On 11/12/2016 14:53, Sevan / Venture37 wrote:
On 12 November 2016 at 20:16, John Marino <netbsd%marino.st@localhost> wrote:
Well, that's exactly what is happening.  A cron job is converting the
(extremely sparse) netbsd vulnerabilities file and converting it to xml.
It's not human created.

Extremely sparse & very effective! :)

If by effective you mean it conveys the presence of a problem without actually describing it other than the broadest of terms, then yes, it's "very effective".


That being said, comparing the 2 systems is hardly fair.  It's a rickshaw
compared to a spacecraft.  If VuXML is demonstrably superior then it
shouldn't be rejected because of XML.  (aside: I've still never understood
the kick-reflex all XML is bad).

Demonstratively superior based on what criteria?

Any reasonable criteria. All you have to do is look at analogous entries in both systems.



That being said #2: The fact that freebsd does generate XML by hand
(validating it before publishing) is crazy.  There is no reason this can't
be in a proper database and generated by a script.  That's what FreeBSD
should be doing.

We currently don't have a DB dependency in either system, is that
really necessary?

I think you are confused here.

I am talking about the creation of an XML file. It doesn't add "a dependency" to pkgsrc.

You said you didn't want to edit XML by hand.
I basically agreed and said the vulnerability information should be in a database and a script should generate the XML. If you don't want to use a database then you can edit the XML by hand.

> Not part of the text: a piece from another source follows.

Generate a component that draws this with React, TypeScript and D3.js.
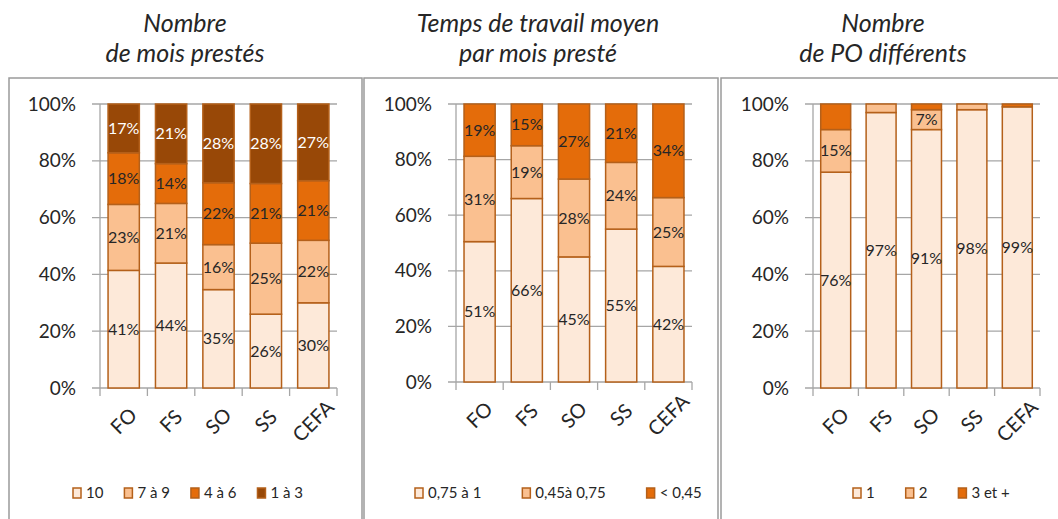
import React from "react";
import * as d3 from "d3";

// categories shared by the three panels
const categories = ["FO", "FS", "SO", "SS", "CEFA"];
const yTicks = [0, 0.2, 0.4, 0.6, 0.8, 1];

// Nombre de mois prestés
const moisSeries = ["10", "7 à 9", "4 à 6", "1 à 3"];
const moisValues = [
  [41, 44, 35, 26, 30],
  [23, 21, 16, 25, 22],
  [18, 14, 22, 21, 21],
  [17, 21, 28, 28, 27],
];

// Temps de travail moyen par mois presté
const tempsSeries = ["0,75 à 1", "0,45à 0,75", "< 0,45"];
const tempsValues = [
  [51, 66, 45, 55, 42],
  [31, 19, 28, 24, 25],
  [19, 15, 27, 21, 34],
];

// Nombre de PO différents
const poSeries = ["1", "2", "3 et +"];
const poValues = [
  [76, 97, 91, 98, 99],
  [15, 3, 7, 2, 0],
  [9, 0, 2, 0, 1],
];

const fills = ["#FDE9D9", "#FAC090", "#E46C0A", "#984807"];
const FONT = "Lato, 'Open Sans', sans-serif";
const TEXT = "#262626";
const GRID = "#A6A6A6";
const EDGE = "#B4601A";

const canvas = typeof document !== "undefined" ? document.createElement("canvas") : null;
const textWidth = (t: string, size: number) => {
  const ctx = canvas?.getContext("2d");
  if (!ctx) return t.length * size * 0.5;
  ctx.font = `${size}px Lato`;
  return ctx.measureText(t).width;
};

type PanelProps = {
  title: string[];
  series: string[];
  values: number[][];
  box: [number, number, number, number];
  plot: { left: number; right: number; top: number; bottom: number };
  titleX: number;
  legendX: number;
  legendGap: number;
  labelSeries: number; // how many series carry data labels
  labelMin: number;
};

const Panel = (p: PanelProps) => {
  const rows = categories.map((c, i) => {
    const r: any = { cat: c };
    p.series.forEach((s, k) => (r[s] = p.values[k][i]));
    return r;
  });
  const stacked = d3.stack().keys(p.series).offset(d3.stackOffsetExpand)(rows);

  const x = d3
    .scaleBand()
    .domain(categories)
    .range([p.plot.left, p.plot.right])
    .paddingInner(0.34)
    .paddingOuter(0.17);
  const y = d3.scaleLinear().domain([0, 1]).range([p.plot.bottom, p.plot.top]);
  const step = x.step();

  // legend layout
  let lx = p.legendX;
  const legendItems = p.series.map((s, k) => {
    const item = { s, k, x: lx };
    lx += 9 + 5 + textWidth(s, 15) + p.legendGap;
    return item;
  });
  const legendY = 493;

  return (
    <g>
      <rect
        x={p.box[0]}
        y={p.box[1]}
        width={p.box[2] - p.box[0]}
        height={p.box[3] - p.box[1]}
        fill="#fff"
        stroke="#9A9A9A"
        strokeWidth={1.5}
      />
      {p.title.map((t, i) => (
        <text
          key={i}
          x={p.titleX}
          y={32 + i * 30}
          textAnchor="middle"
          fontStyle="italic"
          fontSize={25}
          fill={TEXT}
        >
          {t}
        </text>
      ))}
      {/* grid + y axis */}
      {yTicks.map((t) => (
        <g key={t}>
          <line
            x1={p.plot.left - 8}
            x2={p.plot.right}
            y1={y(t)}
            y2={y(t)}
            stroke={GRID}
            strokeWidth={1.3}
          />
          <text
            x={p.plot.left - 24}
            y={y(t)}
            dy="0.35em"
            textAnchor="end"
            fontSize={19}
            fill={TEXT}
          >
            {d3.format(".0%")(t)}
          </text>
        </g>
      ))}
      <line
        x1={p.plot.left}
        x2={p.plot.left}
        y1={p.plot.top}
        y2={p.plot.bottom + 8}
        stroke={GRID}
        strokeWidth={1.3}
      />
      {categories.map((c, i) => (
        <line
          key={c}
          x1={p.plot.left + (i + 1) * step}
          x2={p.plot.left + (i + 1) * step}
          y1={p.plot.bottom}
          y2={p.plot.bottom + 8}
          stroke={GRID}
          strokeWidth={1.3}
        />
      ))}
      {/* bars */}
      {stacked.map((layer, k) =>
        layer.map((d, i) => {
          const h = y(d[0]) - y(d[1]);
          if (h <= 0) return null;
          return (
            <rect
              key={`${k}-${i}`}
              x={x(categories[i])}
              y={y(d[1])}
              width={x.bandwidth()}
              height={h}
              fill={fills[k]}
              stroke={EDGE}
              strokeWidth={1.5}
            />
          );
        })
      )}
      {/* data labels */}
      {stacked.map((layer, k) =>
        layer.map((d, i) => {
          const v = p.values[k][i];
          if (k >= p.labelSeries || v < p.labelMin) return null;
          return (
            <text
              key={`l${k}-${i}`}
              x={(x(categories[i]) as number) + x.bandwidth() / 2}
              y={(y(d[0]) + y(d[1])) / 2}
              dy="0.35em"
              textAnchor="middle"
              fontSize={16}
              fill={k === 3 ? "#fff" : TEXT}
            >
              {v}%
            </text>
          );
        })
      )}
      {/* category labels */}
      {categories.map((c) => {
        const cx = (x(c) as number) + x.bandwidth() / 2;
        const cy = p.plot.bottom + 33;
        return (
          <text
            key={c}
            transform={`translate(${cx},${cy}) rotate(-45)`}
            textAnchor="middle"
            dy="0.35em"
            fontSize={20}
            fill={TEXT}
          >
            {c}
          </text>
        );
      })}
      {/* legend */}
      {legendItems.map((it) => (
        <g key={it.s}>
          <rect
            x={it.x}
            y={legendY - 5}
            width={8}
            height={10}
            fill={fills[it.k]}
            stroke={EDGE}
            strokeWidth={1.5}
          />
          <text x={it.x + 13} y={legendY} dy="0.35em" fontSize={15} fill={TEXT}>
            {it.s}
          </text>
        </g>
      ))}
    </g>
  );
};

export default function App() {
  return (
    <svg
      width={1058}
      height={519}
      style={{ position: "absolute", left: 0, top: 0, fontFamily: FONT }}
    >
      <rect width={1058} height={519} fill="#fff" />
      <Panel
        title={["Nombre", "de mois prestés"]}
        series={moisSeries}
        values={moisValues}
        box={[9, 78, 362, 540]}
        plot={{ left: 100, right: 337, top: 104, bottom: 388 }}
        titleX={185}
        legendX={73}
        legendGap={20}
        labelSeries={4}
        labelMin={1}
      />
      <Panel
        title={["Temps de travail moyen", "par mois presté"]}
        series={tempsSeries}
        values={tempsValues}
        box={[364, 78, 718, 540]}
        plot={{ left: 456, right: 692, top: 104, bottom: 382 }}
        titleX={538}
        legendX={415}
        legendGap={40}
        labelSeries={3}
        labelMin={1}
      />
      <Panel
        title={["Nombre", "de PO différents"]}
        series={poSeries}
        values={poValues}
        box={[721, 78, 1080, 540]}
        plot={{ left: 813, right: 1040, top: 104, bottom: 388 }}
        titleX={883}
        legendX={853}
        legendGap={30}
        labelSeries={2}
        labelMin={5}
      />
    </svg>
  );
}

In any case, at this point, you don't have to do anything. The point is that pkg(8) uses vuxml natively and if you want it to be able to audit then you have to have it. I provided a bare-bares, barely effective version because that's all the pkgsrc vuln data allows.


The website generation feature is a convenient feature of the system
at the cost of duplication of content, manually performed by the
person adding entries. Time is precious!


hmm?  it's not duplication.  pkg(8) provides the URL. It should point to
something.  I spent like 10 hours on getting this all set up, I wouldn't
have done that for kicks.

If you look at the vuxml, the text carried is usually a duplicate of
what's published in the advisory. What value does that add? refer the
user straight to the source.

Do you understand that pkg(8) displays vulnerability information directly? It's not a "duplicate", it's a summary. There's a difference. But that's only the case for FreeBSD Ports. For pkgsrc auditing you get none of that because it's not available in vuxml.

tldr; it adds a LOT of value.

This isn't really subjective.

The listings are an aggregation of public information which is
applicable to the software we package. All we're doing is
"vulnerability management", the FreeBSD project is a CVE Numbering
Authority so in the grand scheme of things, it would be useful to
provide discovery information assuming they're allocating CVEs for
their ports tree. It's not really relevant when the packaging systems
discovered the issue otherwise. When the advisory was published is far
more important if you're trying to guage how long the information was
publicly available (the advisories usually carry that information
especially the CVEs).


There's a lot more standard sources than CVE, that's just one source.

I'm not trying to start a flame war. The FreeBSD vulnerability information is a lot more extensive. Most reasonable people would agree that extra information is useful. If you don't find it useful, other people still probably do.

The entire point of the original entry is that vulnerability detection is supported. It's as useful as the current method and significantly less useful (again, objectively) than the FreeBSD data files.